Son explosion soudaine fut la conséquence de la formation d’énergies sociales nouvelles, inaperçues, mais grandies dans l’ombre depuis longtemps. Conscientes de leur force, elles se sont dressées devant l’Étatisme parlementaire et, par un foudroyant succès, ont montré ce que pourrait devenir leur rôle.

Ce pouvoir imprévu s’élève aussi bien contre la puissance de l’État que contre celle du socialisme, simple floraison de l’Étatisme. Les collectivistes eurent donc, en vérité, bien tort de se réjouir de la réussite d’une grève dont évidemment, ils ne soupçonnèrent aucunement la portée.

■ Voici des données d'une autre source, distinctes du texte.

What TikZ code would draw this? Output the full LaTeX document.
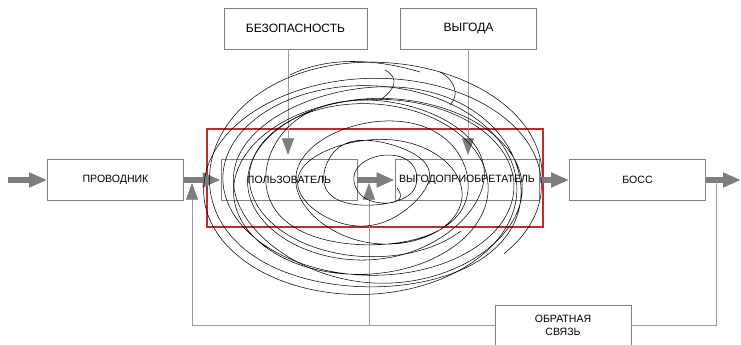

Le triomphe des postiers fut favorisé par l’impopularité croissante d’un Parlement qui n’a su qu’édifier des lois incohérentes et persécuter, avec la plus cruelle intolérance, des classes entières de citoyens.

L’histoire, rapportée à la Chambre, de cette receveuse des postes dont un préfet exigeait la révocation, uniquement parce qu’elle allait à la messe, provoqua dans le public, une véritable explosion d’indignation et fut, pour beaucoup, dans la sympathie témoignée aux grévistes.

Cette nouvelle évolution des aspirations populaires nous ramène à une période d’anarchie et de régression. La Révolution avait remplacé les corporations par la liberté, et voici que les corporations se rétablissent. Elle avait supprimé l’impôt personnel, pour éviter l’inquisition fiscale et nous allons rétablir cette inquisition qui deviendra plus oppressive que les anciennes persécutions religieuses. Les vieilles tyrannies renaissent donc tour à tour et changent simplement de noms. La seule liberté de l’avenir sera celle de nous haïr. La théocratie syndicaliste n’en tolère pas d’autres.

La soudaineté de la grève dont nous venons de parler et son absence de motifs prouve clairement qu’elle était issue d’un nouvel état mental des foules. Dès qu’ils l’eurent proclamée, les postiers eurent bien de la peine à lui trouver des causes avouables. Leurs affiches trahirent nettement cet embarras.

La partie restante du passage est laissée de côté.